I’d ridden past the area many times on my bike, and even taken a few pictures of the waterfalls and swimmers from up top, but I’d never climbed down to the pool. After the park was established, some trees were cleared, making the climb more inviting. This morning, desperately wanting to swim after my run and having few options–the Family Y doesn’t open until 1 o’clock–I clambered down rocks and dirt to get to the inviting waters below.
I’d cooled off considerably thanks to the air conditioning in my car, so to get back in the mood for swimming I hiked around the aqueduct area and took pictures. I tried to capture the beauty of the place–the rushing waters feeding in from the canal, the old brick tunnels now closed off at the end, the blocks and sheets of slate over which trickling waterfalls painted smooth, wet paths. By the time I was satisfied, I’d warmed back up and was quite ready for a good swim.
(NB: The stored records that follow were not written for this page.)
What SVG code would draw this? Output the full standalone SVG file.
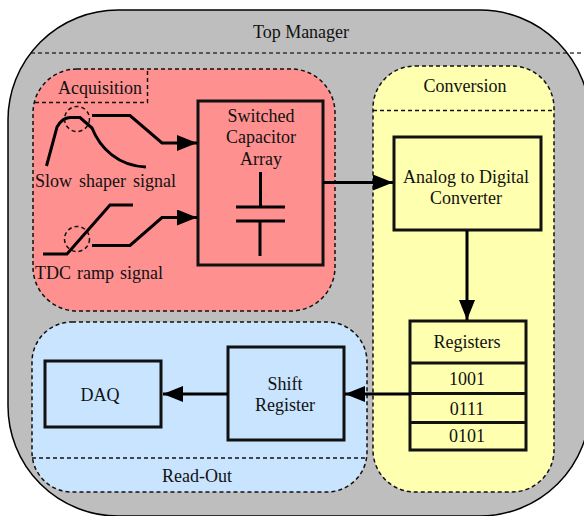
<svg xmlns="http://www.w3.org/2000/svg" width="584" height="516" viewBox="0 0 584 516">
<defs>
<marker id="ah" markerUnits="userSpaceOnUse" markerWidth="22" markerHeight="18" refX="20" refY="8" orient="auto"><path d="M0 0L20 8L0 16Z" fill="#000"/></marker>
</defs>
<style>
text{font-family:"Liberation Serif","Times New Roman",serif;font-size:18px;fill:#111;text-anchor:middle}
.l{text-anchor:start}
.d{fill:none;stroke:#111;stroke-width:1.5;stroke-dasharray:4 3}
.b{stroke:#111;stroke-width:3}
.w{fill:none;stroke:#000;stroke-width:3}
.a{fill:none;stroke:#000;stroke-width:3;marker-end:url(#ah)}
</style>
<rect width="584" height="516" fill="#fff"/>
<g id="top-manager">
<rect x="8" y="10" width="582" height="506" rx="110" ry="110" fill="#bebebe" stroke="#000" stroke-width="1.5"/>
<path class="d" d="M31 53H584" stroke-opacity="0.8"/>
<text x="301" y="38">Top Manager</text>
</g>
<g id="acquisition">
<rect x="33" y="69" width="302" height="242" rx="44" ry="44" fill="#ff9090" stroke="#111" stroke-width="1.5" stroke-dasharray="4 3"/>
<path class="d" d="M35 102.500H147.500V69"/>
<text x="100" y="94">Acquisition</text>
<text class="l" x="35" y="187" word-spacing="2.500">Slow shaper signal</text>
<text class="l" x="35" y="279" word-spacing="1.500">TDC ramp signal</text>
<path class="w" d="M46.500 166L57 127Q62 118 70 117.500H80L92 128C100 148 118 166 146 167"/>
<path class="w" d="M43 254H67L110 205H133"/>
<circle class="d" cx="77" cy="119" r="12.500"/>
<circle class="d" cx="77" cy="239" r="12.500"/>
</g>
<g id="switched-capacitor-array">
<rect class="b" x="198" y="101" width="125" height="164" fill="none"/>
<text x="261" y="122">Switched</text>
<text x="261" y="143">Capacitor</text>
<text x="261" y="165">Array</text>
<path class="w" d="M260.500 172V206M236 207H285M236 221H285M260 221V256"/>
</g>
<g id="conversion">
<rect x="373" y="66" width="181" height="426" rx="42" ry="42" fill="#ffffb0" stroke="#111" stroke-width="1.5" stroke-dasharray="4 3"/>
<path class="d" d="M373 110.500H554"/>
<text x="465" y="92">Conversion</text>
</g>
<g id="adc">
<rect class="b" x="394" y="137" width="147" height="93" fill="none"/>
<text x="466" y="183">Analog to Digital</text>
<text x="466" y="204">Converter</text>
</g>
<g id="registers">
<rect class="b" x="410" y="321" width="116" height="129" fill="none"/>
<path class="b" d="M410 363H526M410 393.500H526M410 422.500H526"/>
<text x="467" y="348">Registers</text>
<text x="467" y="385">1001</text>
<text x="467" y="415">0111</text>
<text x="467" y="442">0101</text>
</g>
<g id="read-out">
<rect x="32" y="322" width="335" height="170" rx="40" ry="40" fill="#c8e4ff" stroke="#111" stroke-width="1.5" stroke-dasharray="4 3"/>
<path class="d" d="M32 458H367"/>
<text x="197" y="482">Read-Out</text>
</g>
<g id="daq">
<rect class="b" x="45" y="361" width="116" height="66" fill="none"/>
<text x="100" y="401">DAQ</text>
</g>
<g id="shift-register">
<rect class="b" x="228" y="347" width="116" height="93" fill="none"/>
<text x="285" y="390">Shift</text>
<text x="285" y="411">Register</text>
</g>
<g id="connectors">
<path class="a" d="M92 115.500H130L162 143H197"/>
<path class="a" d="M92 245.500H130L162 217.500H197"/>
<path class="a" d="M323 182.500H393"/>
<path class="a" d="M467 231V320"/>
<path class="a" d="M410 394H345"/>
<path class="a" d="M228 394H163"/>
</g>
</svg>
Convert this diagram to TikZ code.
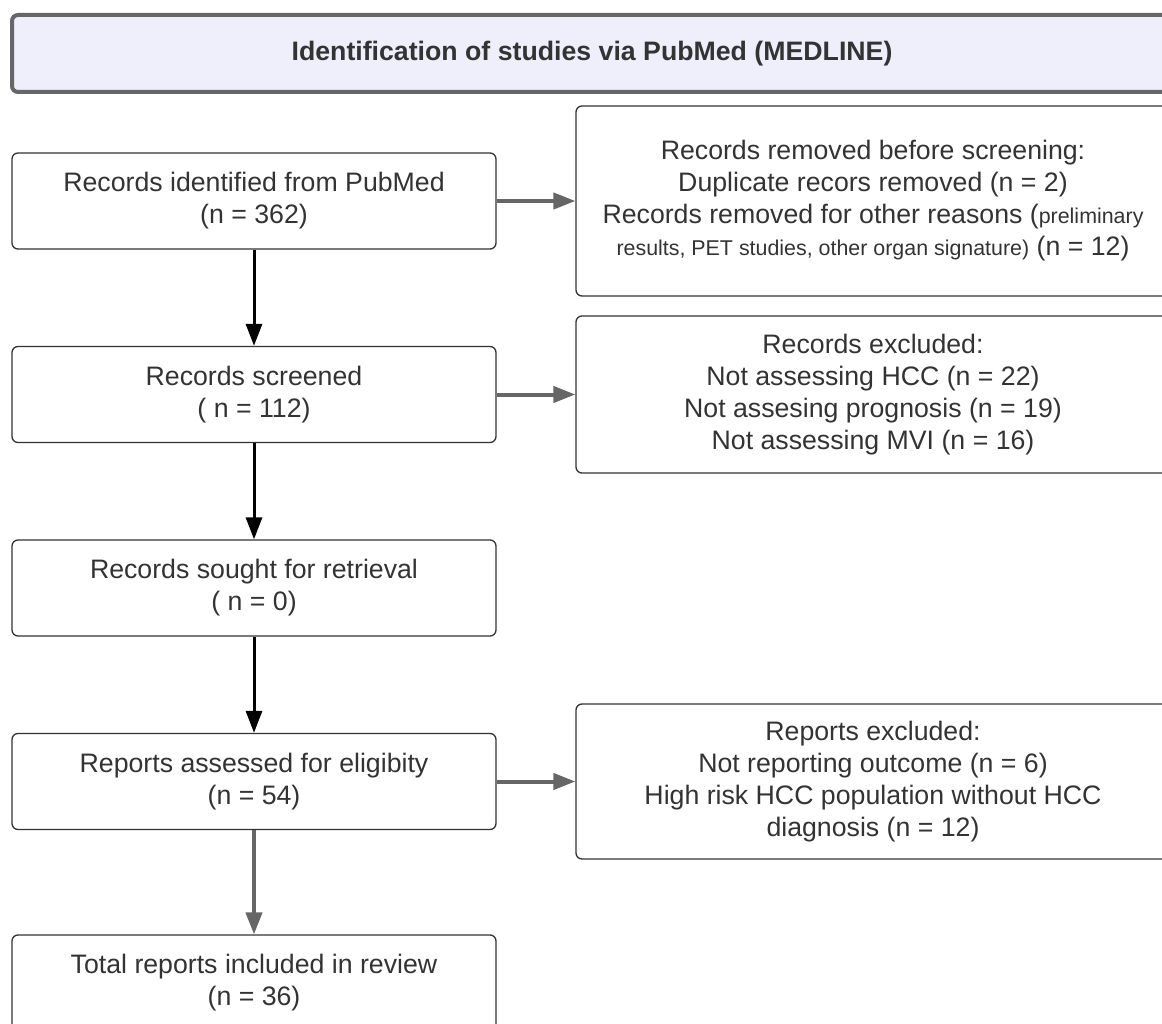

Stripping down to my swimsuit and exchanging my tennis shoes for flip-flops, I carried my towel over to where the rocks gradually descended into the pool, laid the towel where I thought it would be most convenient, and then started to step down the rocks to the water.
This was my first mistake.
The rocks were smooth, wet, and covered with slime. As I felt myself slipping, two thoughts occurred to me: one, that the water was very cold, and two, that flip-flops didn’t provide very much traction. I scooted down onto my bottom to try and slide into the water without falling.
It was then that I recognized my second mistake.
Filled with enthusiasm, and perhaps overconfident after successfully climbing all over rocks and waterfalls, I’d chosen to enter the water right next to the canal ingress. Right next to where the barreling flume of water was churning into the pool.
As I sat slipping on the rock, trying to pull off one of my flip-flops, the surging water caught me, thrusting me out and down into the pool. My flip-flop was instantly sucked away. As I struggled to keep my head above water, arms pumping downward to thrust my face out of the rapids, I thought, “If I drown here, like this, I am going to be pissed.”
My efforts were not in vain. I was never completely submerged. At first there was no ground beneath me, and I thrashed in terror to stay afloat, but then, suddenly, I found myself dashed upon the not-at-all smooth array of rocks that makes up the bed of the aqueduct pool.
“Ow,” I said. And then, “Well, I’m stupid.”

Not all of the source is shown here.